Dealing with problems at work

 

Going to another country to work almost always guarantees that you will face problems both in your life and work. It can be the most exciting or the worst experience in your life. Often it is a combination of both.

 

Should a problem occur with your employer you have three basic options. The first is direct negotiation, the second is leaving that company and the third is legal action.

 

A lot of people find work through agents. Now I have some very good friends who are agents. I would trust them with my life, but not with an employment contract. The agent introduces you to the employer, but make sure you confirm everything directly with the employer and realize when problems occur you have to negotiate with the employer, not the agent.

 

Most people will have to deal with minor annoyances with things like accommodation, teaching resources, schedule and so on. Most foreign teachers end up negotiating these things with a foreign teacher assistant. Usually it is easier for this person to give you troubles than to actually try and help you. As I am able to speak Chinese I have a slight advantage. In one place, whenever something was broken in my apartment, I would call the assistant and she would rudely refuse to help.
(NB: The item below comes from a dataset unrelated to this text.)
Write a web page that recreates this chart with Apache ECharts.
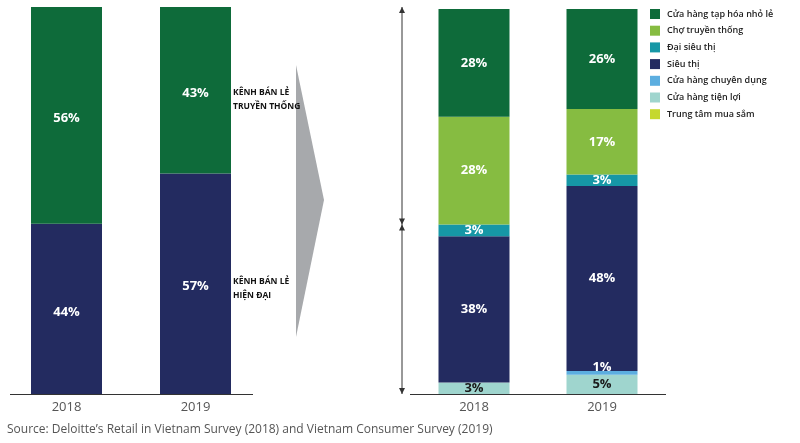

Whenever I walked into her office – where her managers would be hearing me ask for help – she would literally leap across the room grab the phone and start calling someone to fix it.

 

The rule is, don’t argue with the middle or little people. Sure you can ask them first and many are very helpful. If they refuse you have to go directly to managers to deal with a problem. Usually managers will go out of their way to help you.

 

It can be very difficult to negotiate with someone who provides you with a place to live and a visa. If things become unacceptable then often your simplest choice is to leave that job. Under Chinese law you need to obtain a letter of release from your contract (also referred to as a letter of recommendation). Make it simple for them to give you a letter of release. Write it out yourself, it can be in Chinese or English. Simply take a copy of the letter with you and get them to sign and stamp it.

 

They might refuse to give you this letter but a call to the labor bureau usually fixes this. The labor bureau is essentially a labor arbitration body whose job is to negotiate with the employer on your behalf. A call to the labor bureau or the local foreign experts bureau can get your employer to comply.

 

Your final step is legal action. When taking action against smaller private companies and schools the courts in China are both efficient and increasingly reliable. However, unless you are owed a lot of money it will probably cost you more to stay around and fight it in the courts than you are owed. After all, most small companies fail to pay because they have financial problems. So by the time you win the court battle they mightn’t have any money.

 

Remember legal action is the final step, which you can only take after you have gone to a labor organization such as the labor bureau for arbitration. My advice in these matters is usually the same. It is usually simpler to move on and concentrate on your future than worry about what happened in the past. You will find that it is easy enough to find a job that suits you if the current one isn’t working out.